§ **WHAT YOU NEED TO DO**:
Transcribe every line from the top down to the line with "1.448, 1.490, 1.539, 1.602, 1.661]", both ends included, but not the pictures.

§ **DATASET EXTRACT**:
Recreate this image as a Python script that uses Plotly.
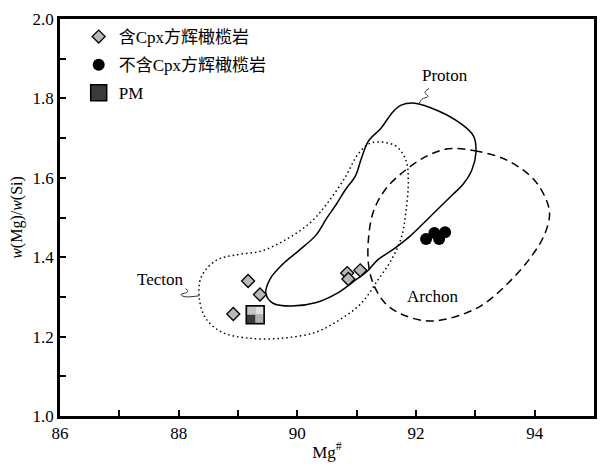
import plotly.graph_objects as go

# ---- samples: Mg# and w(Mg)/w(Si) ----
cpx_mg = [89.17, 89.37, 88.92, 90.84, 90.86, 91.06]
cpx_ratio = [1.340, 1.306, 1.257, 1.360, 1.345, 1.367]

nocpx_mg = [92.17, 92.31, 92.39, 92.49]
nocpx_ratio = [1.446, 1.461, 1.446, 1.463]

pm_mg = [89.29]
pm_ratio = [1.255]

# ---- lithospheric mantle fields (outline vertices) ----
proton_mg = [91.75, 91.98, 92.37, 92.75, 92.97, 93.01, 92.94, 92.79, 92.62, 92.40,
             92.17, 91.90, 91.61, 91.36, 91.16, 90.94, 90.69, 90.32, 89.89, 89.59,
             89.47, 89.54, 89.75, 90.02, 90.31, 90.49, 90.66, 90.81, 90.98, 91.08,
             91.20, 91.41, 91.61]
proton_ratio = [1.783, 1.788, 1.769, 1.737, 1.705, 1.663, 1.619, 1.583, 1.558, 1.526,
                1.492, 1.453, 1.419, 1.394, 1.362, 1.338, 1.311, 1.286, 1.277, 1.284,
                1.308, 1.345, 1.382, 1.416, 1.455, 1.497, 1.534, 1.570, 1.605, 1.649,
                1.693, 1.725, 1.766]

tecton_mg = [91.25, 91.65, 91.83, 91.87, 91.83, 91.75, 91.58, 91.36, 91.08, 90.74,
             90.31, 89.74, 89.18, 88.73, 88.46, 88.35, 88.38, 88.63, 88.97, 89.40,
             89.85, 90.24, 90.52, 90.81, 91.03]
tecton_ratio = [1.688, 1.681, 1.644, 1.595, 1.514, 1.448, 1.392, 1.343, 1.284, 1.245,
                1.211, 1.196, 1.196, 1.211, 1.245, 1.294, 1.350, 1.392, 1.406, 1.416,
                1.448, 1.490, 1.539, 1.602, 1.661]

archon_mg = [92.54, 92.99, 93.54, 93.99, 94.21, 94.25, 94.16, 93.93, 93.54, 93.09,
             92.54, 92.15, 91.75, 91.48, 91.28, 91.20, 91.20, 91.28, 91.48, 91.82,
             92.20]
archon_ratio = [1.673, 1.668, 1.644, 1.595, 1.539, 1.504, 1.455, 1.399, 1.333, 1.277,
                1.245, 1.240, 1.257, 1.284, 1.333, 1.382, 1.448, 1.514, 1.570, 1.619,
                1.656]

# ---- field names and their leader lines ----
field_names = ["Proton", "Tecton", "Archon"]
field_label_mg = [92.49, 87.70, 92.28]
field_label_ratio = [1.857, 1.343, 1.301]

proton_leader_mg = [92.22, 92.15, 92.20, 92.10, 92.05]
proton_leader_ratio = [1.825, 1.815, 1.805, 1.798, 1.786]
tecton_leader_mg = [88.12, 88.15, 88.04, 88.09, 88.35]
tecton_leader_ratio = [1.321, 1.313, 1.306, 1.301, 1.303]

# ---- axes ----
x_range = [86, 95]
y_range = [1.0, 2.0]
x_ticks = [86, 88, 90, 92, 94]
y_ticks = [1.0, 1.2, 1.4, 1.6, 1.8, 2.0]

SERIF = "Liberation Serif, Times New Roman, serif"
MIXED = "Liberation Serif, Noto Sans CJK SC, serif"


def closed(xs, ys):
    return list(xs) + [xs[0]], list(ys) + [ys[0]]


fig = go.Figure()

# field outlines
px_, py_ = closed(tecton_mg, tecton_ratio)
fig.add_trace(go.Scatter(x=px_, y=py_, mode="lines", showlegend=False, hoverinfo="skip",
                         line=dict(color="black", width=1.5, dash="1.5px,3px", shape="spline", smoothing=1.0)))
px_, py_ = closed(archon_mg, archon_ratio)
fig.add_trace(go.Scatter(x=px_, y=py_, mode="lines", showlegend=False, hoverinfo="skip",
                         line=dict(color="black", width=1.5, dash="8px,5px", shape="spline", smoothing=1.0)))
px_, py_ = closed(proton_mg, proton_ratio)
fig.add_trace(go.Scatter(x=px_, y=py_, mode="lines", showlegend=False, hoverinfo="skip",
                         line=dict(color="black", width=1.5, shape="spline", smoothing=1.0)))

# leaders
for lx, ly in [(proton_leader_mg, proton_leader_ratio), (tecton_leader_mg, tecton_leader_ratio)]:
    fig.add_trace(go.Scatter(x=lx, y=ly, mode="lines", showlegend=False, hoverinfo="skip",
                             line=dict(color="#333", width=1, shape="spline", smoothing=1.3)))

# samples
fig.add_trace(go.Scatter(x=cpx_mg, y=cpx_ratio, mode="markers", name="含Cpx方辉橄榄岩",
                         legendgroup="a",
                         marker=dict(symbol="diamond", size=10, color="#b8b8b8",
                                     line=dict(color="black", width=1.3))))
fig.add_trace(go.Scatter(x=nocpx_mg, y=nocpx_ratio, mode="markers", name="不含Cpx方辉橄榄岩",
                         legendgroup="b",
                         marker=dict(symbol="circle", size=12, color="black",
                                     line=dict(color="black", width=0))))
fig.add_trace(go.Scatter(x=pm_mg, y=pm_ratio, mode="markers", name="PM",
                         legendgroup="c",
                         marker=dict(symbol="square", size=18, color="#3a3a3a",
                                     line=dict(color="black", width=1.5))))

# checkered quadrants on the PM symbol
quads = [(-8, 0, 0, 8, "#c4c4c4"), (0, 8, 0, 8, "#e2e2e2"), (0, 8, -8, 0, "#b0b0b0")]
for x0, x1, y0, y1, c in quads:
    fig.add_shape(type="rect", xref="x", yref="y", xsizemode="pixel", ysizemode="pixel",
                  xanchor=pm_mg[0], yanchor=pm_ratio[0], x0=x0, x1=x1, y0=y0, y1=y1,
                  fillcolor=c, line=dict(width=0), layer="above")

for name, lx, ly in zip(field_names, field_label_mg, field_label_ratio):
    fig.add_annotation(x=lx, y=ly, text=name, showarrow=False,
                       font=dict(family=SERIF, size=17, color="black"))

axis_common = dict(showline=True, linecolor="black", linewidth=2.5, mirror=True,
                   ticks="inside", ticklen=6, tickwidth=1.5, tickcolor="black",
                   showgrid=False, zeroline=False,
                   tickfont=dict(family=SERIF, size=17, color="black"))

fig.update_xaxes(range=x_range, tickvals=x_ticks, ticktext=[str(v) for v in x_ticks],
                 minor=dict(dtick=1, tick0=86, ticks="inside", ticklen=6, tickwidth=1.5,
                            tickcolor="black"),
                 title=dict(text="Mg<sup>#</sup>", font=dict(family=SERIF, size=17, color="black"),
                            standoff=4),
                 **axis_common)
fig.update_yaxes(range=y_range, tickvals=y_ticks, ticktext=[f"{v:.1f}" for v in y_ticks],
                 minor=dict(dtick=0.1, tick0=1.0, ticks="inside", ticklen=6, tickwidth=1.5,
                            tickcolor="black"),
                 title=dict(text="<i>w</i>(Mg)/<i>w</i>(Si)",
                            font=dict(family=SERIF, size=16, color="black"), standoff=6),
                 **axis_common)

fig.update_layout(
    width=607, height=469,
    margin=dict(l=60, r=10, t=14, b=46),
    paper_bgcolor="white", plot_bgcolor="white",
    legend=dict(x=0.035, y=1.0, xanchor="left", yanchor="top",
                bgcolor="rgba(0,0,0,0)", tracegroupgap=3,
                font=dict(family=MIXED, size=17, color="black")),
)

fig.write_html("out.html")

§ **TASK OUTPUT**:
Recreate this image as a Python script that uses Plotly.
import plotly.graph_objects as go

# ---- samples: Mg# and w(Mg)/w(Si) ----
cpx_mg = [89.17, 89.37, 88.92, 90.84, 90.86, 91.06]
cpx_ratio = [1.340, 1.306, 1.257, 1.360, 1.345, 1.367]

nocpx_mg = [92.17, 92.31, 92.39, 92.49]
nocpx_ratio = [1.446, 1.461, 1.446, 1.463]

pm_mg = [89.29]
pm_ratio = [1.255]

# ---- lithospheric mantle fields (outline vertices) ----
proton_mg = [91.75, 91.98, 92.37, 92.75, 92.97, 93.01, 92.94, 92.79, 92.62, 92.40,
             92.17, 91.90, 91.61, 91.36, 91.16, 90.94, 90.69, 90.32, 89.89, 89.59,
             89.47, 89.54, 89.75, 90.02, 90.31, 90.49, 90.66, 90.81, 90.98, 91.08,
             91.20, 91.41, 91.61]
proton_ratio = [1.783, 1.788, 1.769, 1.737, 1.705, 1.663, 1.619, 1.583, 1.558, 1.526,
                1.492, 1.453, 1.419, 1.394, 1.362, 1.338, 1.311, 1.286, 1.277, 1.284,
                1.308, 1.345, 1.382, 1.416, 1.455, 1.497, 1.534, 1.570, 1.605, 1.649,
                1.693, 1.725, 1.766]

tecton_mg = [91.25, 91.65, 91.83, 91.87, 91.83, 91.75, 91.58, 91.36, 91.08, 90.74,
             90.31, 89.74, 89.18, 88.73, 88.46, 88.35, 88.38, 88.63, 88.97, 89.40,
             89.85, 90.24, 90.52, 90.81, 91.03]
tecton_ratio = [1.688, 1.681, 1.644, 1.595, 1.514, 1.448, 1.392, 1.343, 1.284, 1.245,
                1.211, 1.196, 1.196, 1.211, 1.245, 1.294, 1.350, 1.392, 1.406, 1.416,
                1.448, 1.490, 1.539, 1.602, 1.661]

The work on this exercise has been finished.